Kostenträger in der Pflicht

Kostenträger sind gefordert, die Teilhabe zu unterstützen, darin waren sich die Experten mit Katy Hoffmeister, CDU-Abgeordnete des Landtags in Mecklenburg-Vorpommern und Teilnehmerin der Fachtagung, einig. Die ehemalige Justizministerin nutzte die Veranstaltung, um sich vor Ort über den aktuellen Stand der Hilfsmittelversorgung im Parasport zu informieren. Denn: „Parasport ist wichtig für die Teilhabe von Menschen mit Beeinträchtigungen. Und um diesen zu ermöglichen, sind alle Kostenträger gefordert, das zu unterstützen“, meinte die Gesundheitspolitikerin. „Die bereits geschaffene gesetzliche Grundlage der Teilhabe, die z.B. auch Erwachsenen eine entsprechende Sportversorgung zugesteht, muss umgesetzt werden“, forderte Prof. Dr. Wolfram Mittelmeier, Klinikdirektor der Orthopädischen Klinik Universitätsmedizin Rostock, Teamarzt des Karate-Nationalteams und erster Vorsitzender der DGIHV, unter dessen Leitung die Fachtagung stand.

Das Who’s who zu Gast bei der DGIHV-Fachtagung

Aus Forschung und Praxis berichteten gleich drei Vorstandsmitglieder der AG Parasport der Gesellschaft für Orthopädisch-Traumatologische Sportmedizin (GOTS) zur Fachtagung: Prof. Anja Hirschmüller, Fachärztin für Orthopädie und Unfallchirurgie und Sportmedizinerin am Altius Swiss Sportmed Center in Rheinfelden, Prof. Bernhard Greitemann, ärztlicher Leiter der Klinik Münsterland am Reha-Klinikum Bad Rothenfelde, sowie Dr. Hartmut Stinus, leitender Arzt des Fußzentrums Göttingen und u.a. Teamarzt des Deutschen Paralympischen Ski-Team alpin. Neueste Erkenntnisse aus der Versorgung von Parasportlern stellten zudem Dr. Rolf Kaiser, Landessportarzt des Verbandes für Behinderten- und Rehabilitationssport in Mecklenburg-Vorpommern, Dr. Andreas Lison, Leiter des Zentrums für Sportmedizin der Bundeswehr in Warendorf, und Dr. Christoph Lutter, orthopädischer Chirurg mit Schwerpunkt Sportorthopädie an der Klinik für Orthopädische Chirurgie der Universität Rostock, vor.

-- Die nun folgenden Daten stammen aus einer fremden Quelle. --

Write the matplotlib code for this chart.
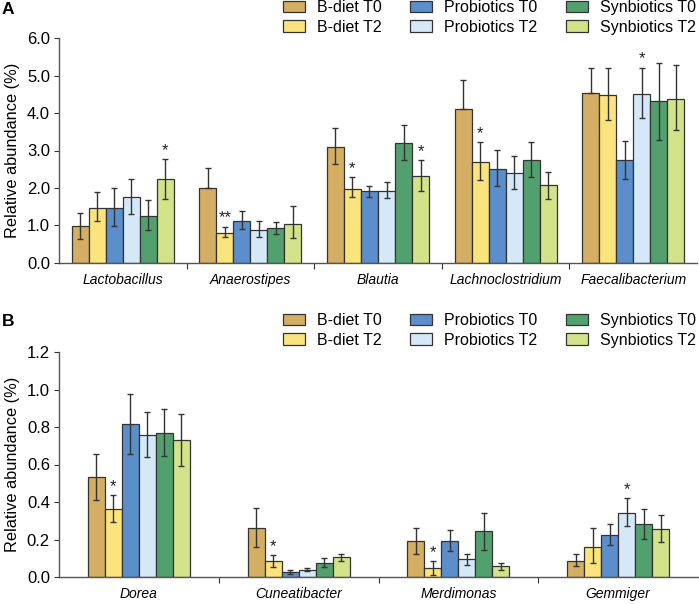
import numpy as np
import matplotlib
matplotlib.use("Agg")
import matplotlib.pyplot as plt
from matplotlib.patches import Patch
from matplotlib.ticker import FormatStrFormatter, FixedLocator

plt.rcParams["font.family"] = ["Liberation Sans", "DejaVu Sans"]

# ---- data ----
series = ["B-diet T0", "B-diet T2", "Probiotics T0", "Probiotics T2",
          "Synbiotics T0", "Synbiotics T2"]
colors = ["#D4AE62", "#FBE47E", "#5B8ECB", "#D5E8F8", "#52A06D", "#D3E38A"]

genera_a = ["Lactobacillus", "Anaerostipes", "Blautia",
            "Lachnoclostridium", "Faecalibacterium"]
# rows = series, columns = genera
mean_a = [
    [0.99, 2.01, 3.10, 4.12, 4.54],
    [1.46, 0.80, 1.98, 2.69, 4.47],
    [1.46, 1.13, 1.91, 2.51, 2.74],
    [1.76, 0.89, 1.91, 2.39, 4.52],
    [1.24, 0.92, 3.21, 2.74, 4.31],
    [2.23, 1.05, 2.32, 2.07, 4.38],
]
err_hi_a = [
    [0.34, 0.52, 0.49, 0.75, 0.66],
    [0.42, 0.16, 0.31, 0.53, 0.73],
    [0.53, 0.25, 0.15, 0.50, 0.52],
    [0.47, 0.22, 0.24, 0.47, 0.68],
    [0.43, 0.18, 0.48, 0.50, 1.03],
    [0.54, 0.46, 0.42, 0.37, 0.89],
]
err_lo_a = [
    [0.35, 0.00, 0.47, 0.00, 0.00],
    [0.35, 0.11, 0.23, 0.48, 0.66],
    [0.48, 0.23, 0.14, 0.47, 0.51],
    [0.45, 0.21, 0.19, 0.41, 0.64],
    [0.35, 0.16, 0.45, 0.46, 1.03],
    [0.52, 0.39, 0.41, 0.36, 0.83],
]
# (genus index, series index, label)
stars_a = [(0, 5, "*"), (1, 1, "**"), (2, 1, "*"), (2, 5, "*"),
           (3, 1, "*"), (4, 3, "*")]

genera_b = ["Dorea", "Cuneatibacter", "Merdimonas", "Gemmiger"]
mean_b = [
    [0.532, 0.263, 0.194, 0.087],
    [0.363, 0.084, 0.048, 0.162],
    [0.814, 0.028, 0.194, 0.226],
    [0.759, 0.036, 0.096, 0.343],
    [0.768, 0.076, 0.247, 0.281],
    [0.731, 0.105, 0.057, 0.256],
]
err_hi_b = [
    [0.126, 0.105, 0.066, 0.036],
    [0.073, 0.032, 0.036, 0.098],
    [0.162, 0.011, 0.057, 0.057],
    [0.123, 0.010, 0.028, 0.078],
    [0.128, 0.027, 0.094, 0.082],
    [0.138, 0.018, 0.018, 0.073],
]
err_lo_b = [
    [0.123, 0.103, 0.071, 0.030],
    [0.070, 0.031, 0.036, 0.089],
    [0.158, 0.010, 0.054, 0.057],
    [0.117, 0.006, 0.032, 0.069],
    [0.123, 0.021, 0.101, 0.078],
    [0.141, 0.018, 0.021, 0.068],
]
stars_b = [(0, 1, "*"), (1, 1, "*"), (2, 1, "*"), (3, 3, "*")]

dark = "#333333"


def draw_panel(ax, genera, mean, err_hi, err_lo, stars, width, ymax, ystep):
    x = np.arange(len(genera))
    n = len(series)
    for i in range(n):
        pos = x + (i - (n - 1) / 2) * width
        ax.bar(pos, mean[i], width, color=colors[i], edgecolor=dark,
               linewidth=0.9, zorder=2)
        ax.errorbar(pos, mean[i], yerr=[err_lo[i], err_hi[i]], fmt="none",
                    ecolor=dark, elinewidth=1, capsize=2.3, capthick=1,
                    zorder=3)
    for g, s, txt in stars:
        px = g + (s - (n - 1) / 2) * width
        py = mean[s][g] + err_hi[s][g]
        ax.annotate(txt, (px, py), xytext=(0, 1), textcoords="offset points",
                    ha="center", va="bottom", fontsize=12, color="#222222")

    ax.set_xlim(-0.5, len(genera) - 0.5)
    ax.set_ylim(0, ymax)
    ax.set_yticks(np.arange(0, ymax + ystep / 2, ystep))
    ax.yaxis.set_major_formatter(FormatStrFormatter("%.1f"))
    ax.set_ylabel("Relative abundance (%)", fontsize=11.8, labelpad=5)

    ax.xaxis.set_major_locator(FixedLocator(x[:-1] + 0.5))
    ax.xaxis.set_minor_locator(FixedLocator(x))
    ax.set_xticklabels([])
    ax.set_xticklabels(genera, minor=True, fontsize=10, style="italic")
    ax.tick_params(axis="x", which="major", length=4, color=dark)
    ax.tick_params(axis="x", which="minor", length=0, pad=7)
    ax.tick_params(axis="y", length=3.5, pad=3, labelsize=12, color=dark)

    for side in ["top", "right"]:
        ax.spines[side].set_visible(False)
    for side in ["left", "bottom"]:
        ax.spines[side].set_color("#555555")
        ax.spines[side].set_linewidth(1)


fig = plt.figure(figsize=(6.99, 6.04), dpi=100)

ax_a = fig.add_axes([59 / 699, 341 / 604, 638 / 699, 225 / 604])
ax_b = fig.add_axes([59 / 699, 27 / 604, 639 / 699, 225 / 604])

draw_panel(ax_a, genera_a, mean_a, err_hi_a, err_lo_a, stars_a,
           17 / 127.5, 6.0, 1.0)
draw_panel(ax_b, genera_b, mean_b, err_hi_b, err_lo_b, stars_b,
           17 / 160, 1.2, 0.2)

handles = [Patch(facecolor=c, edgecolor=dark, linewidth=0.9, label=s)
           for c, s in zip(colors, series)]
for ytop in [1.0, 1 - 313 / 604]:
    fig.legend(handles=handles, ncol=3, loc="upper right",
               bbox_to_anchor=(696 / 699, ytop), frameon=False,
               fontsize=11.5, handlelength=1.4, handleheight=0.75,
               handletextpad=0.75, columnspacing=1.75, labelspacing=0.3,
               borderpad=0, borderaxespad=0)

fig.text(2 / 699, 1 - 2 / 604, "A", fontsize=12.5, fontweight="bold",
         va="top", ha="left")
fig.text(2 / 699, 1 - 314 / 604, "B", fontsize=12.5, fontweight="bold",
         va="top", ha="left")

fig.savefig("out.png", dpi=100)
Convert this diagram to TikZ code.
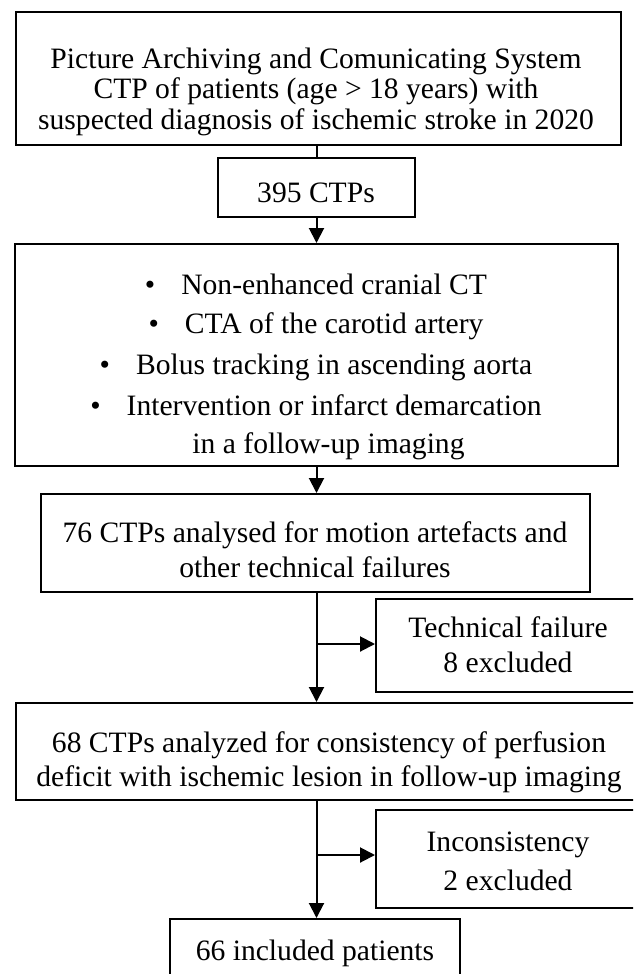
\documentclass[tikz,border=0pt]{standalone}
\usepackage{fontspec}
\setmainfont{Liberation Serif}
\usetikzlibrary{arrows.meta}
\begin{document}
\begin{tikzpicture}[x=1pt,y=-1pt,
  box/.style={draw, line width=2pt, rectangle, inner sep=0pt},
  txt/.style={anchor=base, inner sep=0pt, font=\fontsize{29.6}{34}\selectfont},
  link/.style={line width=2pt},
  arr/.style={link, -{Triangle[length=15pt,width=15pt]}}]
\useasboundingbox (0,0) rectangle (633,974);
\fill[white] (0,0) rectangle (633,974);
\clip (0,0) rectangle (633,974);

% boxes
\node[box, minimum width=605pt, minimum height=133pt] (src)      at (318.5,78.5) {};
\node[box, minimum width=197pt, minimum height=59pt]  (ctp)      at (316.5,187.5) {};
\node[box, minimum width=603pt, minimum height=222pt] (crit)     at (316.5,355) {};
\node[box, minimum width=549pt, minimum height=98pt]  (motion)   at (315.5,543) {};
\node[box, minimum width=269pt, minimum height=93pt]  (techfail) at (510.5,645.5) {};
\node[box, minimum width=629pt, minimum height=97pt]  (consist)  at (330.5,751.5) {};
\node[box, minimum width=269pt, minimum height=98pt]  (incons)   at (510.5,859) {};
\node[box, minimum width=290pt, minimum height=76pt]  (incl)     at (315,957) {};

% texts
\node[txt] (t1a) at (316,68)  {Picture Archiving and Comunicating System};
\node[txt] (t1b) at (316,98)  {CTP of patients (age > 18 years) with};
\node[txt] (t1c) at (316,129) {suspected diagnosis of ischemic stroke in 2020};
\node[txt] (t2)  at (316,202) {395 CTPs};
\node[txt] (t3a) at (316,294) {•\hspace{26pt}Non-enhanced cranial CT};
\node[txt] (t3b) at (316,333) {•\hspace{26pt}CTA of the carotid artery};
\node[txt] (t3c) at (316,374) {•\hspace{26pt}Bolus tracking in ascending aorta};
\node[txt] (t3d) at (316,415) {•\hspace{26pt}Intervention or infarct demarcation};
\node[txt] (t3e) at (328.5,453) {in a follow-up imaging};
\node[txt] (t4a) at (315,542) {76 CTPs analysed for motion artefacts and};
\node[txt] (t4b) at (315,577) {other technical failures};
\node[txt] (t5a) at (508,637) {Technical failure};
\node[txt] (t5b) at (508,672) {8 excluded};
\node[txt] (t6a) at (329,752) {68 CTPs analyzed for consistency of perfusion};
\node[txt] (t6b) at (329,786) {deficit with ischemic lesion in follow-up imaging};
\node[txt] (t7a) at (508,851) {Inconsistency};
\node[txt] (t7b) at (508,890) {2 excluded};
\node[txt] (t8)  at (315,960) {66 included patients};

% connectors
\coordinate (j1) at (316.5,644);
\coordinate (j2) at (316.5,855);
\draw[link] (ctp.north |- src.south) -- (ctp.north);
\draw[arr] (ctp.south) -- (ctp.south |- crit.north);
\draw[arr] (ctp.south |- crit.south) -- (ctp.south |- motion.north);
\draw[arr] (ctp.south |- motion.south) -- (ctp.south |- consist.north);
\draw[arr] (j1) -- (j1 -| techfail.west);
\draw[arr] (ctp.south |- consist.south) -- (ctp.south |- incl.north);
\draw[arr] (j2) -- (j2 -| incons.west);
\end{tikzpicture}
\end{document}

Einblicke in die Hilfsmittelversorgung aus der Werkstattpraxis gaben der Orthopädietechnik-Meister und stellv. Vorsitzende der DGIHV, Olaf Gawron, der stellv. Obermeister aus Mecklenburg-Vorpommern der Innung für Orthopädie-Technik Nord, Gunar Liebau, sowie Stephan Büchler, der ebenfalls Orthopädietechniker ist. Für die sportliche Perspektive zur Fachtagung sorgten zudem die Physiotherapeutin und Trainerin Sara Grädtke, der mehrfache Paralympics-Sieger Felix Streng und Christian Schenk, Olympiasieger im Zehnkampf 1988.

Die Fachtagung der DGIHV fand in Zusammenarbeit mit der Universität Rostock und der Universitätsmedizin Rostock statt.